Consistency

A finite-difference scheme is said to be consistent with the original partial differential equation if, given any sufficiently differentiable function $y(t,x)$ , the differential equation operating on $y(t,x)$ approaches the value of the finite difference equation operating on $y(nT,mX)$ , as $T$ and $X$ approach zero.
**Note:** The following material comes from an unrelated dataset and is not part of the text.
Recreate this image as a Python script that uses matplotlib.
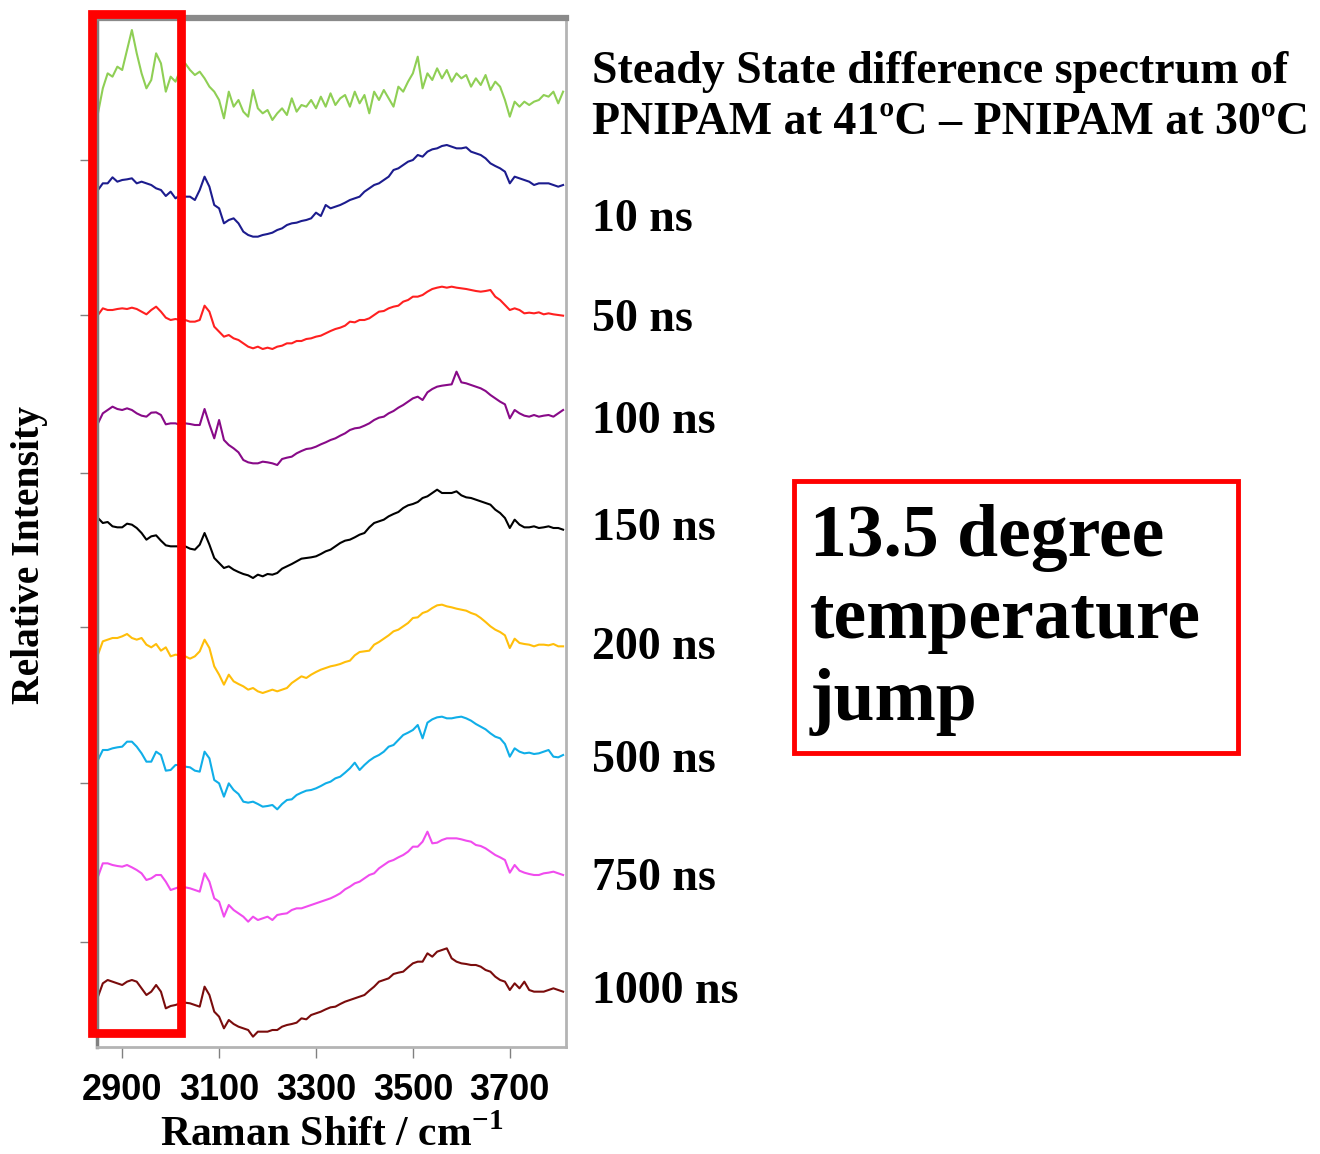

Thus, in the ideal string example, to show the consistency of Eq.(D.3) we must show that

$$\left(\frac{\partial^2}{\partial x^2} - \frac{1}{c^2} \frac{\partial^2}{\partial t^2} \right)y(t,x) = \lim_{T,X\to0} \left[ (\delta_x + \delta_x^{-1}) - (\delta_t + \delta_t^{-1}) \right] y_{n,m}$$

for all $y(t,x)$ which are second-order differentiable with respect to $t$ and $x$ . On the right-hand side, we have introduced the following shift operator notation:

$$\delta_t^k y_{n,m} \isdef y_{n-k,m}$$

$$\delta_x^k y_{n,m} \isdef y_{n,m-k} \protect$$ (D.4)

In particular, we have

$$\begin{eqnarray*} \delta_t y_{n,m}&\isdef & y_{n-1,m}\\ \delta_t^{-1} y_{n,m}&\isdef & y_{n+1,m}\\ \delta_x y_{n,m}&\isdef & y_{n,m-1}\\ \delta_x^{-1} y_{n,m}&\isdef & y_{n,m+1}. \end{eqnarray*}$$

In taking the limit as $T$ and $X$ approach zero, we must maintain the relationship $X=cT$ , and we must scale the FDS by $1/X^2$ in order to achieve an exact result:

$$\begin{eqnarray*} \lefteqn{\lim_{T,X\to0} \frac{1}{X^2} \left[ (\delta_x + \delta_x^{-1}) - (\delta_t + \delta_t^{-1}) \right] y_{n,m}} \qquad\qquad& &\\ &=& \lim_{T,X\to0} \left[ \frac{\delta_x + 2 + \delta_x^{-1}}{X^2} - \frac{\delta_t + 2 + \delta_t^{-1}}{c^2T^2} \right] y_{n,m}\\ &\isdef & \left(\frac{\partial^2}{\partial x^2} - \frac{1}{c^2} \frac{\partial^2}{\partial t^2} \right)y(t,x) \end{eqnarray*}$$

as required. Thus, the FDS is consistent. See, e.g., [484] for more examples.

In summary, consistency of a finite-difference scheme means that, in the limit as the sampling intervals approach zero, the original PDE is obtained from the FDS.